Leverage trading allows traders to control large positions with a small initial investment. This tool, used in crypto, stocks, and forex, can multiply both profits and losses.

The mechanism is straightforward. A trader with $1,000 using 10x leverage controls $10,000. A 5% market move in their favor yields a $500 profit. A 5% move against them results in a $500 loss, wiping out half their capital. High leverage can trigger liquidation on minor price fluctuations.

Markets are unpredictable. Sudden price swings, especially in volatile assets like cryptocurrency, can liquidate well-planned positions in seconds. Exchange errors or unexpected market events can also cause total loss, even for experienced traders.

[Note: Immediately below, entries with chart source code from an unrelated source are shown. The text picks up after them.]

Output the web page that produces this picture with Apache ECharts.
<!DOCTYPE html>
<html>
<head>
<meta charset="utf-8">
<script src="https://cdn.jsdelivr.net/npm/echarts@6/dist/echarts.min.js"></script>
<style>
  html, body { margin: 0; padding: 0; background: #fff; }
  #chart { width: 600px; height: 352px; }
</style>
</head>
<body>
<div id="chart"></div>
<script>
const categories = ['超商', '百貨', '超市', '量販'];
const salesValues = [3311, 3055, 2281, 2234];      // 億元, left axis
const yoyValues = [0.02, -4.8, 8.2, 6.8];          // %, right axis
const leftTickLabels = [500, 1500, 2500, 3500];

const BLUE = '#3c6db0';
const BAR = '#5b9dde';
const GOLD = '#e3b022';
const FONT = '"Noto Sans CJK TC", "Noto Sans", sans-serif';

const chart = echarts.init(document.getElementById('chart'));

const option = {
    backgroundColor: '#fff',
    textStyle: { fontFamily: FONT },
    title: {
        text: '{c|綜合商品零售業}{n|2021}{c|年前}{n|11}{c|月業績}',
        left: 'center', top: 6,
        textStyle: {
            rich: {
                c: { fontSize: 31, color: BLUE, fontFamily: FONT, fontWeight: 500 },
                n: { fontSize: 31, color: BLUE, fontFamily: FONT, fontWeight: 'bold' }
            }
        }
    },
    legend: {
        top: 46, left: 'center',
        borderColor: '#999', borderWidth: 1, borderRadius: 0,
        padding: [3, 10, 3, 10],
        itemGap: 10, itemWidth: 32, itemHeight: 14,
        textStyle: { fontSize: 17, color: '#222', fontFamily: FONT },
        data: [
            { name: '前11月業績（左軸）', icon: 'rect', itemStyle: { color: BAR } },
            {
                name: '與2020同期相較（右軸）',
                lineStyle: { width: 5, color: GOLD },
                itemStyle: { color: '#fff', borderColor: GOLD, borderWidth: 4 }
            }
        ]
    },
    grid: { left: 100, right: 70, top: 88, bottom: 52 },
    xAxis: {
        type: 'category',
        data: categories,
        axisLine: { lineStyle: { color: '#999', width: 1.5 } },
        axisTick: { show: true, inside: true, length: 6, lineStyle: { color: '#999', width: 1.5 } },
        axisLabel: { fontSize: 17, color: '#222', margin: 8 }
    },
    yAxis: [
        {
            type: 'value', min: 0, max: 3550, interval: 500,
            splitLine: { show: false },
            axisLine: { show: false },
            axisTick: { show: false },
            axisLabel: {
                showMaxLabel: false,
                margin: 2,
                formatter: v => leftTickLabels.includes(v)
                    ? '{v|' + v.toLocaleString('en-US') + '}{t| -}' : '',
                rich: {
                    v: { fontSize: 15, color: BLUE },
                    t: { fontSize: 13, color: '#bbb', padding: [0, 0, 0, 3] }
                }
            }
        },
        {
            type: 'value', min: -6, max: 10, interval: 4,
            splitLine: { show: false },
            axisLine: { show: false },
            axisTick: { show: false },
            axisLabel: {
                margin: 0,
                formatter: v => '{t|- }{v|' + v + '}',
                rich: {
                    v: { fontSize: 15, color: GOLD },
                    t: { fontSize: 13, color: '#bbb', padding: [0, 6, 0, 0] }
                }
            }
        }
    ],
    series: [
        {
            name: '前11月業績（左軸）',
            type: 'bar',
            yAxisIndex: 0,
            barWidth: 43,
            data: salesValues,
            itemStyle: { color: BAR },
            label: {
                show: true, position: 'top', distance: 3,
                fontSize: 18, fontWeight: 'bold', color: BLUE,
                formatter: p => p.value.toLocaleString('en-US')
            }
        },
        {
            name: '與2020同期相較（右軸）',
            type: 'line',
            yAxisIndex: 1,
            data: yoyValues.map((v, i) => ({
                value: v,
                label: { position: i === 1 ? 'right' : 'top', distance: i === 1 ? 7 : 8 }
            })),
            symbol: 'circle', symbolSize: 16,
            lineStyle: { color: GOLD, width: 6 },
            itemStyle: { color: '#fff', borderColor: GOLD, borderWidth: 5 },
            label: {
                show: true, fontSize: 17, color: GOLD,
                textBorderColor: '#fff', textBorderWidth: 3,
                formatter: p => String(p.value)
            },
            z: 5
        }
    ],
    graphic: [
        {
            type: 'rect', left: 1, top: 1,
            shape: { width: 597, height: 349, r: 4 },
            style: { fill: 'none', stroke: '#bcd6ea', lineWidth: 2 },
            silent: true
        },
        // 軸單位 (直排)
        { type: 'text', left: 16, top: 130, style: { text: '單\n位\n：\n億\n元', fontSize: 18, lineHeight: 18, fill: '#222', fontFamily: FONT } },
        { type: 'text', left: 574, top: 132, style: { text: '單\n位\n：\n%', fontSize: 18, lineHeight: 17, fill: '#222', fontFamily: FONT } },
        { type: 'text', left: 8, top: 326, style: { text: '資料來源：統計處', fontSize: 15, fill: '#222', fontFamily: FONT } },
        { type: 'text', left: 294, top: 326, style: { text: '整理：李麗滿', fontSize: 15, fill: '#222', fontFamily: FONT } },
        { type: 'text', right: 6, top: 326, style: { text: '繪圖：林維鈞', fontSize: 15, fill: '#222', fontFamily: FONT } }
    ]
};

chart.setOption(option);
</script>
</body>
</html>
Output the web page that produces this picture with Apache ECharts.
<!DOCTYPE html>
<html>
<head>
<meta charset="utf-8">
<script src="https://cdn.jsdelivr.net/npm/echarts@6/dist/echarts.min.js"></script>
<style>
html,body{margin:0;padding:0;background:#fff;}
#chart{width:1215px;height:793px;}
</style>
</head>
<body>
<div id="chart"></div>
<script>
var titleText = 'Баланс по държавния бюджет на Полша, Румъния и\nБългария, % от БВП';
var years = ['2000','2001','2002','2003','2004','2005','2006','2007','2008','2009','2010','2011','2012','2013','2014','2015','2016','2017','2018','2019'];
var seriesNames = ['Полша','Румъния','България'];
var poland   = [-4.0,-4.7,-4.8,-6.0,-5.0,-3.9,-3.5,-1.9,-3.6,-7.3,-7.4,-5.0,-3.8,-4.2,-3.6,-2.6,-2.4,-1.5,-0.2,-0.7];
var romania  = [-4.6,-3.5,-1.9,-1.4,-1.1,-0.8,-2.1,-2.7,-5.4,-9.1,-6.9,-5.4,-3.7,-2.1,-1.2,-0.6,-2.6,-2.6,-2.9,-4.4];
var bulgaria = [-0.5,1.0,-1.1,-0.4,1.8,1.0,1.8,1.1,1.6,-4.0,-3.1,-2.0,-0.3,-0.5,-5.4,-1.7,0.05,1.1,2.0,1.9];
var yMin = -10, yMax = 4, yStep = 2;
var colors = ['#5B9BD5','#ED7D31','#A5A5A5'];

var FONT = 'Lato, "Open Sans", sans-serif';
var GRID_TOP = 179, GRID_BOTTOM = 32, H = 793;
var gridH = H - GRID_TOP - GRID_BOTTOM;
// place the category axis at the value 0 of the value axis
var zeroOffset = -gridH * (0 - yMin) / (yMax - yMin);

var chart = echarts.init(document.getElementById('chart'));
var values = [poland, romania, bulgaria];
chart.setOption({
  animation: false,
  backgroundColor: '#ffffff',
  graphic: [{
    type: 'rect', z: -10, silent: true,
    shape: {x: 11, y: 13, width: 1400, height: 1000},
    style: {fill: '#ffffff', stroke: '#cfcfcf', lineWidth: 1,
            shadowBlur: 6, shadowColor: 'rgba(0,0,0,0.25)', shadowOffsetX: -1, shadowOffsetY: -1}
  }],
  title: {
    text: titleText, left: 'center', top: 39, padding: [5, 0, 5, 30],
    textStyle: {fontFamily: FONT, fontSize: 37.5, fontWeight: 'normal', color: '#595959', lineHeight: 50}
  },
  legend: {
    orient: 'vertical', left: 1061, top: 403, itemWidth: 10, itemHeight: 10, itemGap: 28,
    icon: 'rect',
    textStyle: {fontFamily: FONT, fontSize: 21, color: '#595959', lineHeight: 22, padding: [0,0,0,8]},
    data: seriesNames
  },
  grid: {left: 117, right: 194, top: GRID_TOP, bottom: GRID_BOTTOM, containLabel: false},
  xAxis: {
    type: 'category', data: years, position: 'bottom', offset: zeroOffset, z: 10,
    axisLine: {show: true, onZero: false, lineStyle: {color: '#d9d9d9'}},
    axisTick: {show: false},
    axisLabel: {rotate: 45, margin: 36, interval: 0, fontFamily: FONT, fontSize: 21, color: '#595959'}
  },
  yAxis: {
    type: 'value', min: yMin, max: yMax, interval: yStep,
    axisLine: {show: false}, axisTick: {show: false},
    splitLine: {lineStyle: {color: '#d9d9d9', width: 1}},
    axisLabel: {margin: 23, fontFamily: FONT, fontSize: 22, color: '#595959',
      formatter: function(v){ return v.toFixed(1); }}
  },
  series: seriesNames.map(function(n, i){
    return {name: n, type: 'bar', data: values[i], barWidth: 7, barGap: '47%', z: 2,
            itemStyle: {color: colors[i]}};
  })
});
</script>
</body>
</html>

A stop-loss order is a common risk management tool. It automatically closes a trade at a preset price to limit losses. However, stop-losses are not foolproof. Flash crashes can execute orders at worse-than-expected prices, liquidating positions just before a market rebound.

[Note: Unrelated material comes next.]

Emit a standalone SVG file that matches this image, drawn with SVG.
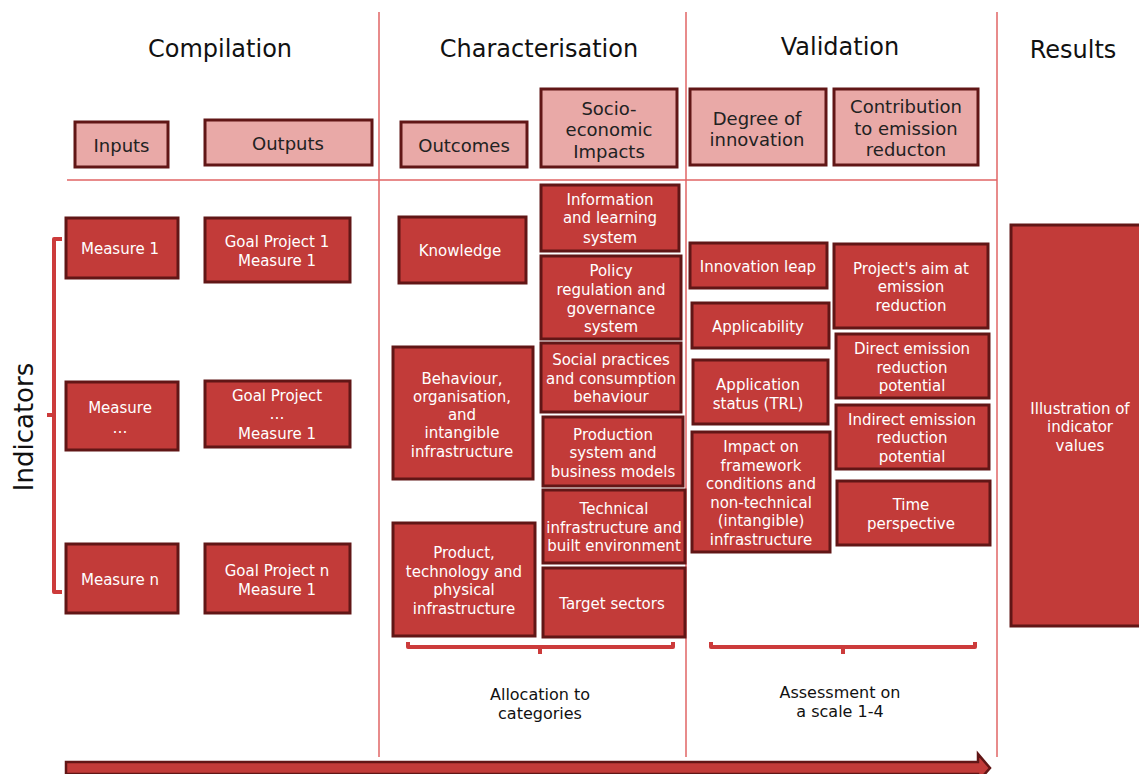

While risks are extreme, the potential rewards are also multiplied. Polish trader Rafał Zaorski gained recognition for using leverage to short the LUNA cryptocurrency before its collapse, generating massive profits. However, for every success story, thousands of traders misjudge the market and lose everything.

Leverage trading differs fundamentally from long-term investing. Leveraged positions are time-sensitive and borrowed funds must be repaid. Long-term investors can hold assets indefinitely through market dips. Trading with leverage focuses on short-term price action, not the asset's underlying technology or long-term potential.

The line between trading and gambling is often thin. Professional traders use strategy, risk management, and careful analysis. Reckless traders rely on emotions and luck. Exchanges profit from traders who get liquidated, which is why statistics show over 70% of traders lose money.

For most participants, leverage trading carries extreme risk. It is a tool best left to those with experience, a clear strategy, and emotional discipline. Traditional investing remains the safer path to long-term financial growth.